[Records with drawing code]
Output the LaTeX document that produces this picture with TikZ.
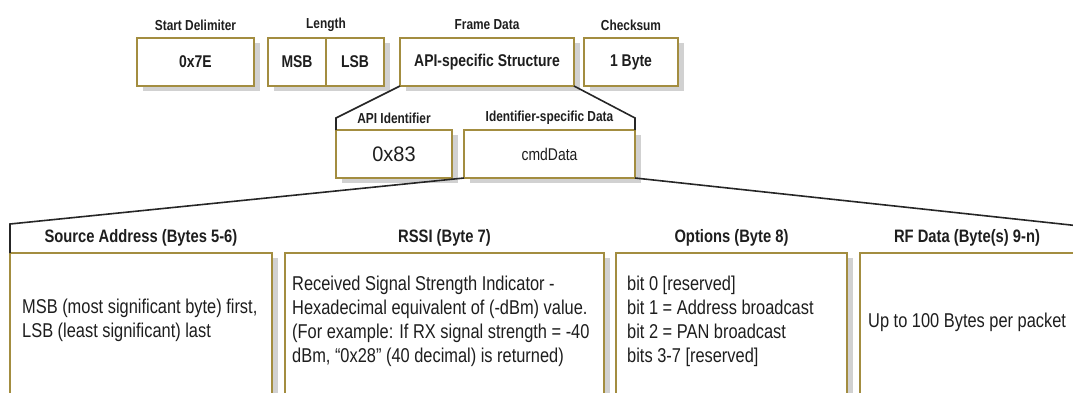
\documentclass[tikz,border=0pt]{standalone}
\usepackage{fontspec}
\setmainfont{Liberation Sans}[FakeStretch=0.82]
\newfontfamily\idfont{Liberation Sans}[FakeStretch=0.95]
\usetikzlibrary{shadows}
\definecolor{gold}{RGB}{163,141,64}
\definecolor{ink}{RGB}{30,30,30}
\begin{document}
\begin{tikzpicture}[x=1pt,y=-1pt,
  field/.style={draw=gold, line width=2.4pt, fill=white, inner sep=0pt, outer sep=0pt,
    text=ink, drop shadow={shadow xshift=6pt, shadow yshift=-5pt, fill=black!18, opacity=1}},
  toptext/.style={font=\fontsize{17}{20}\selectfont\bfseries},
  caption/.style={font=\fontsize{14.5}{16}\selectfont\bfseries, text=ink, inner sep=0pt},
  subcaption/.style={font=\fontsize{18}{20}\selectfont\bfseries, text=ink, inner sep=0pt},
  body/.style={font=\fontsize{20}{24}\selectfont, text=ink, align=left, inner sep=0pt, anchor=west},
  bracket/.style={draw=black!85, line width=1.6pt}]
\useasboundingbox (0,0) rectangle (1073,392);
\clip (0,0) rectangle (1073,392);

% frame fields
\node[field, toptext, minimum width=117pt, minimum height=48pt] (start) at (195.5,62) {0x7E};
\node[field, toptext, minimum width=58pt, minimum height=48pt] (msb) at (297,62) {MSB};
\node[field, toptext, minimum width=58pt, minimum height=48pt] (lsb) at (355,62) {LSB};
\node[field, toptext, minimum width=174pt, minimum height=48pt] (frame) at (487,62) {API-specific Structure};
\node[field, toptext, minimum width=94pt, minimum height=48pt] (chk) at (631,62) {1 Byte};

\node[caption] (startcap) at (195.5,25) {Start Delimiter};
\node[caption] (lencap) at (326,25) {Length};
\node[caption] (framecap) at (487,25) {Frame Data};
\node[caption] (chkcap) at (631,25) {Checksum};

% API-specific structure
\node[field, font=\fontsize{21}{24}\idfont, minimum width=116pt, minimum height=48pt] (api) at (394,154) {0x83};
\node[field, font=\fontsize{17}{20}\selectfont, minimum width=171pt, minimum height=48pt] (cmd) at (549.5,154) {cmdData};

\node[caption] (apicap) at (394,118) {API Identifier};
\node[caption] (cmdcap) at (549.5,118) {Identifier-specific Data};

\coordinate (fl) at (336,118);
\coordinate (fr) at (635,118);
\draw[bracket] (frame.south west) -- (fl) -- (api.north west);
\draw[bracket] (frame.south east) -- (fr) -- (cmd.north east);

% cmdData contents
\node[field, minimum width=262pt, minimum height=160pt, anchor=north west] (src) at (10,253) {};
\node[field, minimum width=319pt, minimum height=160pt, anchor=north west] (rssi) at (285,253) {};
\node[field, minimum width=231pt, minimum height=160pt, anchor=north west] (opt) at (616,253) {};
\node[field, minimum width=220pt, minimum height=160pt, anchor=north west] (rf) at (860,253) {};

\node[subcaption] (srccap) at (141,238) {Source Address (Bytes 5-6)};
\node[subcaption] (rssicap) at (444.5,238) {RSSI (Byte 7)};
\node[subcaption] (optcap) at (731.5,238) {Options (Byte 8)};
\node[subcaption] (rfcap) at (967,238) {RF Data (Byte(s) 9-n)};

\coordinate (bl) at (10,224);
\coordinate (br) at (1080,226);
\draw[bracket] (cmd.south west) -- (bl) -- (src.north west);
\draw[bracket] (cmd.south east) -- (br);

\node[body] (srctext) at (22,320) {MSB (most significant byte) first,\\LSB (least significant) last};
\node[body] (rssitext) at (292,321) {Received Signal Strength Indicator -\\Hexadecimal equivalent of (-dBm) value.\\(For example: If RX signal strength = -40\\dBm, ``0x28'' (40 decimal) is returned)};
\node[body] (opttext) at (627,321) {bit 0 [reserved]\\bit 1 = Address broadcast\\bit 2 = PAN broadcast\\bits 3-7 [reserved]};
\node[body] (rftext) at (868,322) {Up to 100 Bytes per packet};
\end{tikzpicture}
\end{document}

==

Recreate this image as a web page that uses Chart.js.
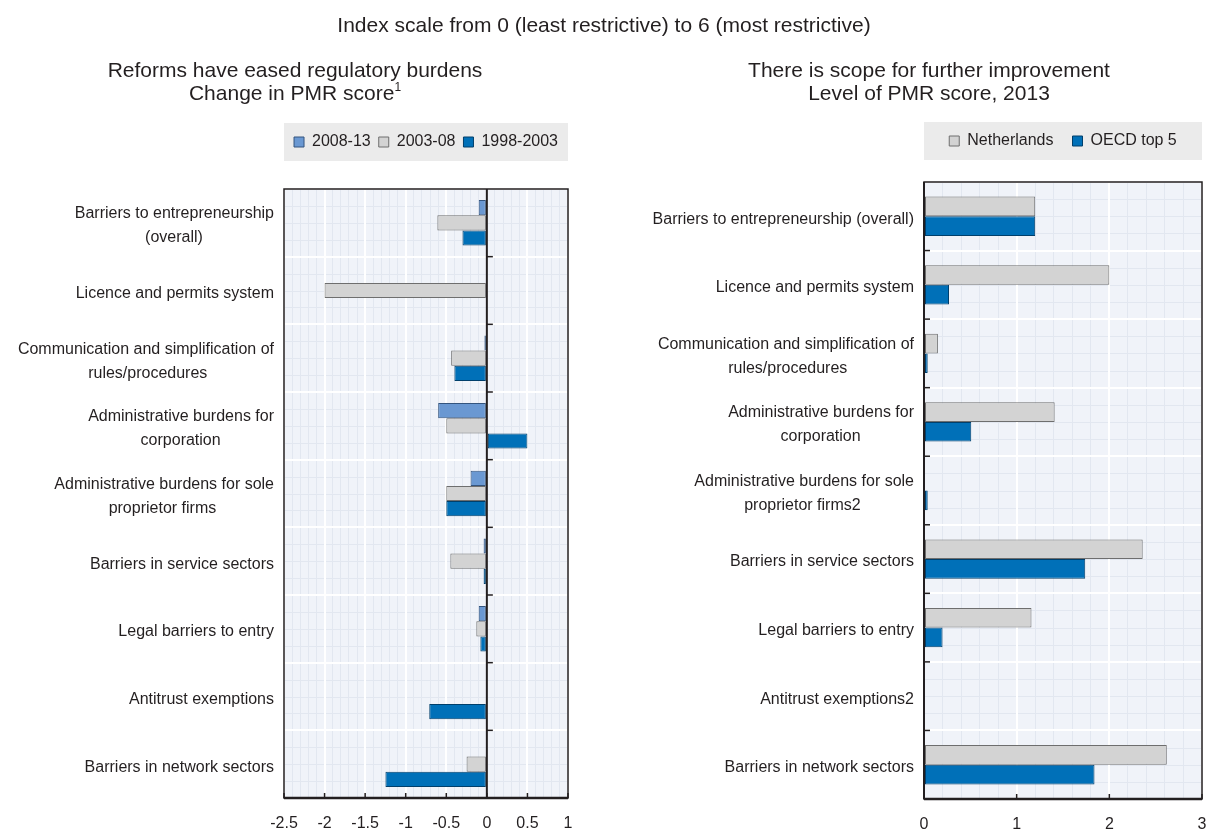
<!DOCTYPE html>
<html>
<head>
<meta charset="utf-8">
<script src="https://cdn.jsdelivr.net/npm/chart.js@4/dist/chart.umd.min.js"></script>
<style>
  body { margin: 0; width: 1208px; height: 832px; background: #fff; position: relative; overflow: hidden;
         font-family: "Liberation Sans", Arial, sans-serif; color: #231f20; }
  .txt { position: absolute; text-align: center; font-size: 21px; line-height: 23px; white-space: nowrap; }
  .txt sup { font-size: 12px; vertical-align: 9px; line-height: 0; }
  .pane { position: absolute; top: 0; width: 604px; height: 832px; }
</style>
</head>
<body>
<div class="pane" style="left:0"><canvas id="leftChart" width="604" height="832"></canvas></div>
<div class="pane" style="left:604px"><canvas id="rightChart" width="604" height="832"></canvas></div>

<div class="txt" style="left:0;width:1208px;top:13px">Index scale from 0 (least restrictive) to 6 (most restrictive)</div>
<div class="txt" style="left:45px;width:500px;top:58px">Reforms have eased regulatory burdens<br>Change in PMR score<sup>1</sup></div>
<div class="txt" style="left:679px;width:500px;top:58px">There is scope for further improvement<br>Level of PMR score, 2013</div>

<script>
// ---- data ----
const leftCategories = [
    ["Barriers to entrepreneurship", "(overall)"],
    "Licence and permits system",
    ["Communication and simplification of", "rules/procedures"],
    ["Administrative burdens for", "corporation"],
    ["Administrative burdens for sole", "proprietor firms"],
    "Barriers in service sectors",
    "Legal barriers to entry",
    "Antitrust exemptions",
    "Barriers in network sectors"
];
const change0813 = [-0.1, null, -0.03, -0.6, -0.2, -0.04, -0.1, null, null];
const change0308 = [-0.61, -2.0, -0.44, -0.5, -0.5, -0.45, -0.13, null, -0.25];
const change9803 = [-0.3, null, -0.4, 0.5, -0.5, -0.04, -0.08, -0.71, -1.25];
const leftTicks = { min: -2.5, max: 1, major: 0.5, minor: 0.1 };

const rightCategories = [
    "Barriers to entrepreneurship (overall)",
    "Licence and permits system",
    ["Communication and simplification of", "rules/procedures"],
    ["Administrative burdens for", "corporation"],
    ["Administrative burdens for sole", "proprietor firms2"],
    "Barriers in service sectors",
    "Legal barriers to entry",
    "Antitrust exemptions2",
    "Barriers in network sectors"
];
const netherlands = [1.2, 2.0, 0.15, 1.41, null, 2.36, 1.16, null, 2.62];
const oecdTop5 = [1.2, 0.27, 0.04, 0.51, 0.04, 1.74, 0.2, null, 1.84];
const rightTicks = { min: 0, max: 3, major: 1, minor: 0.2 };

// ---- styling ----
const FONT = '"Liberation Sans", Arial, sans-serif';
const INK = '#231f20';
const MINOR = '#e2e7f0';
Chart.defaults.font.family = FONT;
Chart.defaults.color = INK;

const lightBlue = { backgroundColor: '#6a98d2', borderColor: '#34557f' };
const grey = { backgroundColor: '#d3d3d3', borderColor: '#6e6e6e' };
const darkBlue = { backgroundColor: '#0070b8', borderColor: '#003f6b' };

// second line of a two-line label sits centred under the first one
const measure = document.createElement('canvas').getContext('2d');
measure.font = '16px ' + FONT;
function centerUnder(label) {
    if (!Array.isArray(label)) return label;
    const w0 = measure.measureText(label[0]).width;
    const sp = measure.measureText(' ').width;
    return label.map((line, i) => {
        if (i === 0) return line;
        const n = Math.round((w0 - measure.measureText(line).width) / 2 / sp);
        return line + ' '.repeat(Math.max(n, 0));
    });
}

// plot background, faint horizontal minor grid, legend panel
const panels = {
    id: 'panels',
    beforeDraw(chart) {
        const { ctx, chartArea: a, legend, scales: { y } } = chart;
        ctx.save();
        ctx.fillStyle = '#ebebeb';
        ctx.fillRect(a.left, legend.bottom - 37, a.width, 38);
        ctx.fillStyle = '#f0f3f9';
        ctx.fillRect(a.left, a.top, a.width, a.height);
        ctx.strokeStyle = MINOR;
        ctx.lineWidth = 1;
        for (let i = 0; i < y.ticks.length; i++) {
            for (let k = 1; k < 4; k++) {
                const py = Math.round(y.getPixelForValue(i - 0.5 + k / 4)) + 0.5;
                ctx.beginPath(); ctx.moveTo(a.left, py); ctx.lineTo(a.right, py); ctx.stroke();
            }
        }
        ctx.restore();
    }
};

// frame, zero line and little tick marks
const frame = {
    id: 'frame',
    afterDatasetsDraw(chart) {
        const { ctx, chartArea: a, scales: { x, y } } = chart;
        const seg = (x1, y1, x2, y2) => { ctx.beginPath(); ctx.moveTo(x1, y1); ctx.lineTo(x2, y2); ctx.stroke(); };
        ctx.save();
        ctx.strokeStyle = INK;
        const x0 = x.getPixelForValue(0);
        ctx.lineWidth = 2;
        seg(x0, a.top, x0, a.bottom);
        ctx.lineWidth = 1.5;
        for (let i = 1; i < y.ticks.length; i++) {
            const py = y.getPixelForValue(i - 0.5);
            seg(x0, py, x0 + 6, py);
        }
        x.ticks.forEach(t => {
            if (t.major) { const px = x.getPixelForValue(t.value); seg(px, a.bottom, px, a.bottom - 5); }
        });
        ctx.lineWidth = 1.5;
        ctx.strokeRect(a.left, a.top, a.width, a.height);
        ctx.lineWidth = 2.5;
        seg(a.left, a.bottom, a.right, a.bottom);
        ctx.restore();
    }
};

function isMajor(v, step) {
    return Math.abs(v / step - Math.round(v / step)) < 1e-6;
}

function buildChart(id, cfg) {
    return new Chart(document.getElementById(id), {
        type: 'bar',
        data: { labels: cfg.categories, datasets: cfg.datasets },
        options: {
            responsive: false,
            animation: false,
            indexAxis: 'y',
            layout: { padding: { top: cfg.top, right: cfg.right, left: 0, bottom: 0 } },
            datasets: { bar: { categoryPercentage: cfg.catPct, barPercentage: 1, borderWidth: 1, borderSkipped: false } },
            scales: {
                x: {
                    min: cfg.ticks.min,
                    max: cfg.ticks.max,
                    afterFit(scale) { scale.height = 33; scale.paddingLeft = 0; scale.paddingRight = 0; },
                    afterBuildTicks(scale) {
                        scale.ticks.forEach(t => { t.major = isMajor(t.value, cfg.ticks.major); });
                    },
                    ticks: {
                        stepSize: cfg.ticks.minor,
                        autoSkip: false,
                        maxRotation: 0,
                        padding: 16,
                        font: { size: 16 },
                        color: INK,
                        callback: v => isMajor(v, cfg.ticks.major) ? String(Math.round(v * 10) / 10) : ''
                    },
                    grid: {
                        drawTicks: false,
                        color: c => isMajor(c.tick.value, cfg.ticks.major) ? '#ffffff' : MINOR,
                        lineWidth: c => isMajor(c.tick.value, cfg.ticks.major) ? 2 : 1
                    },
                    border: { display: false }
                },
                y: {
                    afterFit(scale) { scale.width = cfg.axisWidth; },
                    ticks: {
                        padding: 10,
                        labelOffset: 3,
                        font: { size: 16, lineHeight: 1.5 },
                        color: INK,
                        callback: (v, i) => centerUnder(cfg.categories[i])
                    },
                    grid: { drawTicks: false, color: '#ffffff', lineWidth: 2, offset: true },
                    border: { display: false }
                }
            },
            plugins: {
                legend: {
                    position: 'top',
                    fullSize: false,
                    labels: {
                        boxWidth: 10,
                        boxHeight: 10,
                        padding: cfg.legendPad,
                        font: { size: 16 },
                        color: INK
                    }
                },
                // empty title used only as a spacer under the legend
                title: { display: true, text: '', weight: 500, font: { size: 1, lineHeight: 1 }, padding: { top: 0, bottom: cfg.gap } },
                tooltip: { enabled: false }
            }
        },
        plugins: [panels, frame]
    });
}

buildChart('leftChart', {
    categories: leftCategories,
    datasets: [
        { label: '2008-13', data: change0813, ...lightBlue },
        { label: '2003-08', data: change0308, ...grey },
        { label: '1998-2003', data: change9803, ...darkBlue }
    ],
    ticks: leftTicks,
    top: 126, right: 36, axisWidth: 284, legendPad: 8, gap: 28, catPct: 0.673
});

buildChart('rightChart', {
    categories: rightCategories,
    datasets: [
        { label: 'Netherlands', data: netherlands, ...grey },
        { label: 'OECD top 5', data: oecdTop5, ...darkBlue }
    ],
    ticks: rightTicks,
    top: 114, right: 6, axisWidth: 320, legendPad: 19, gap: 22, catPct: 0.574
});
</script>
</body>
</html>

==

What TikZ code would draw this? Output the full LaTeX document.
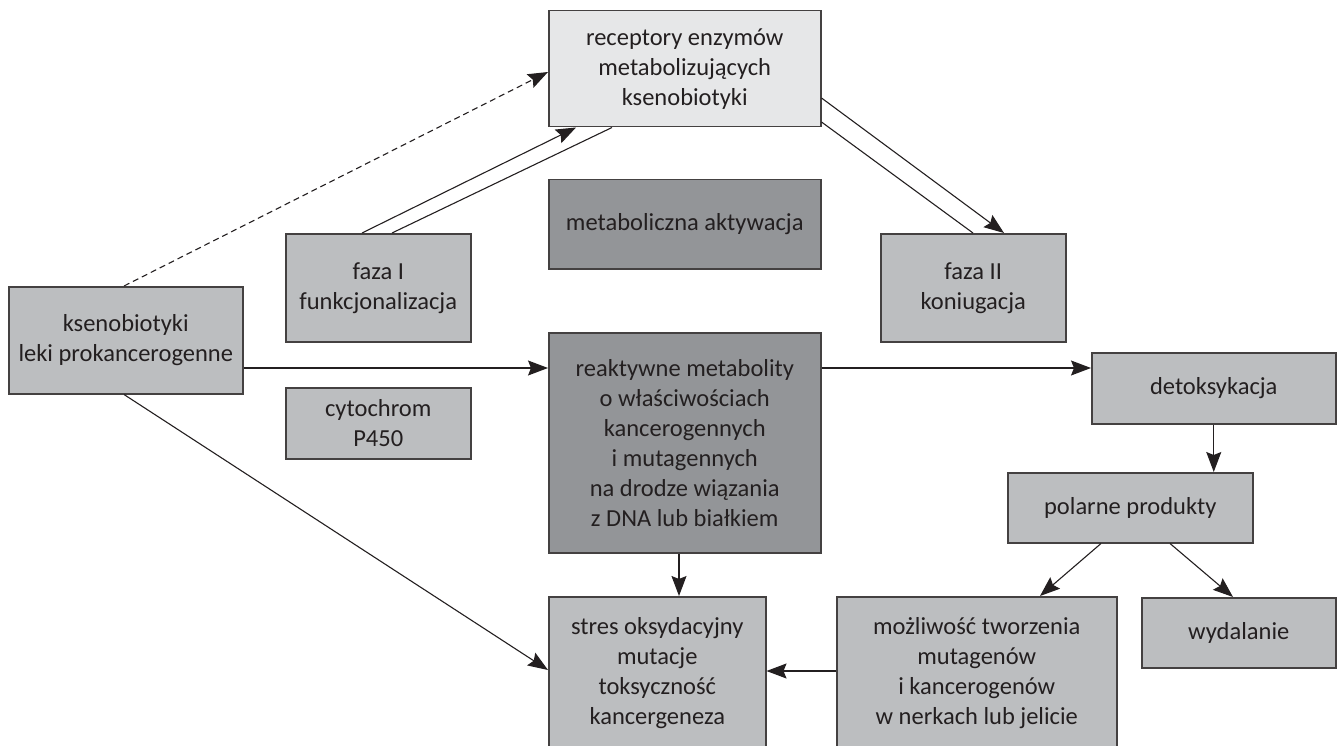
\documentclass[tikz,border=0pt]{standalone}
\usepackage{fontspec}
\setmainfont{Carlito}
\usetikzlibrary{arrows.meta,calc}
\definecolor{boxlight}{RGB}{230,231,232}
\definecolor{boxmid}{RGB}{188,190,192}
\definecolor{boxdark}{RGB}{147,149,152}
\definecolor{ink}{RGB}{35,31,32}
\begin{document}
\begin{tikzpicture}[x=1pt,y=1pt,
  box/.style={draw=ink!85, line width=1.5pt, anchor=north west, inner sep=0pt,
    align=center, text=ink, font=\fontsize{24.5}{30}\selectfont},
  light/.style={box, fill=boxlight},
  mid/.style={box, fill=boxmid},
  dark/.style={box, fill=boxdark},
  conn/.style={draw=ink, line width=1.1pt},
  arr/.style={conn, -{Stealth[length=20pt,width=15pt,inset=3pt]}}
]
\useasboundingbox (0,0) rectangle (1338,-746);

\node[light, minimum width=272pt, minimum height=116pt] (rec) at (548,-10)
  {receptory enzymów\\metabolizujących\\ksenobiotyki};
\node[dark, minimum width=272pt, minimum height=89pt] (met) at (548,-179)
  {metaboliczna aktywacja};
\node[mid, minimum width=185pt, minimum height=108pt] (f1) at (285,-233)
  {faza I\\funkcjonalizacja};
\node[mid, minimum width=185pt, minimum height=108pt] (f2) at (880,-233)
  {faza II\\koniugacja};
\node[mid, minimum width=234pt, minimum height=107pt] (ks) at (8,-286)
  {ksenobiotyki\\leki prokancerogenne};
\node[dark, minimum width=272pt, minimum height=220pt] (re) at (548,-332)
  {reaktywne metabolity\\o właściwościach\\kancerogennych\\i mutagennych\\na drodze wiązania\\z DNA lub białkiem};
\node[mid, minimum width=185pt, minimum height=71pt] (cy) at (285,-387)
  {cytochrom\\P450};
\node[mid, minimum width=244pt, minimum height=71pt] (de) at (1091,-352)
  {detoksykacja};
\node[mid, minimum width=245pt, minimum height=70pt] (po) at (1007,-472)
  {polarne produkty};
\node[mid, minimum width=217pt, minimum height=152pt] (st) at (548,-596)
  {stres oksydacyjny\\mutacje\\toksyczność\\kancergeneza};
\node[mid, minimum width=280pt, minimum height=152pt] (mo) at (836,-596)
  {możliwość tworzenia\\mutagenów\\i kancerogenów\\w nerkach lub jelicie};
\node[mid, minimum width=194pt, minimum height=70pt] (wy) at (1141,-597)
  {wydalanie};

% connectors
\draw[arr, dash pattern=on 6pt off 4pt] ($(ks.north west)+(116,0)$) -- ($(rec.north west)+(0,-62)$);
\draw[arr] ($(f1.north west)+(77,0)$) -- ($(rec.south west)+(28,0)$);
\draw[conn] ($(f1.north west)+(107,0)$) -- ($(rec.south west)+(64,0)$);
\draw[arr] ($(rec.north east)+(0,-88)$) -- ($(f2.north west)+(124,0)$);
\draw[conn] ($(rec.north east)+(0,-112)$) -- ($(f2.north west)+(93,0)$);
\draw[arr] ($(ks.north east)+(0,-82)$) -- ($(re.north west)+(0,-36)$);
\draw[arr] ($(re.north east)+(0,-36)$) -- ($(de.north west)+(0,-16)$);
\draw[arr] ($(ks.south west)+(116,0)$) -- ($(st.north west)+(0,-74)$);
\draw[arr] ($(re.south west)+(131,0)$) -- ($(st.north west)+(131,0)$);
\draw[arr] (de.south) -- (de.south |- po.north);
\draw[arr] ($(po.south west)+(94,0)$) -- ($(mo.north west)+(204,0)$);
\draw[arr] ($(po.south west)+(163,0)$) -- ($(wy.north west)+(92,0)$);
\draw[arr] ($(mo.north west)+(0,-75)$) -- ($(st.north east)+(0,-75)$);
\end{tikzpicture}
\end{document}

> **STATED GOAL**
Identify and copy lines that hold the string "this".

> **RESULT**
Output the LaTeX document that produces this picture with TikZ.
Recreate this image as a web page that uses Chart.js.
What TikZ code would draw this? Output the full LaTeX document.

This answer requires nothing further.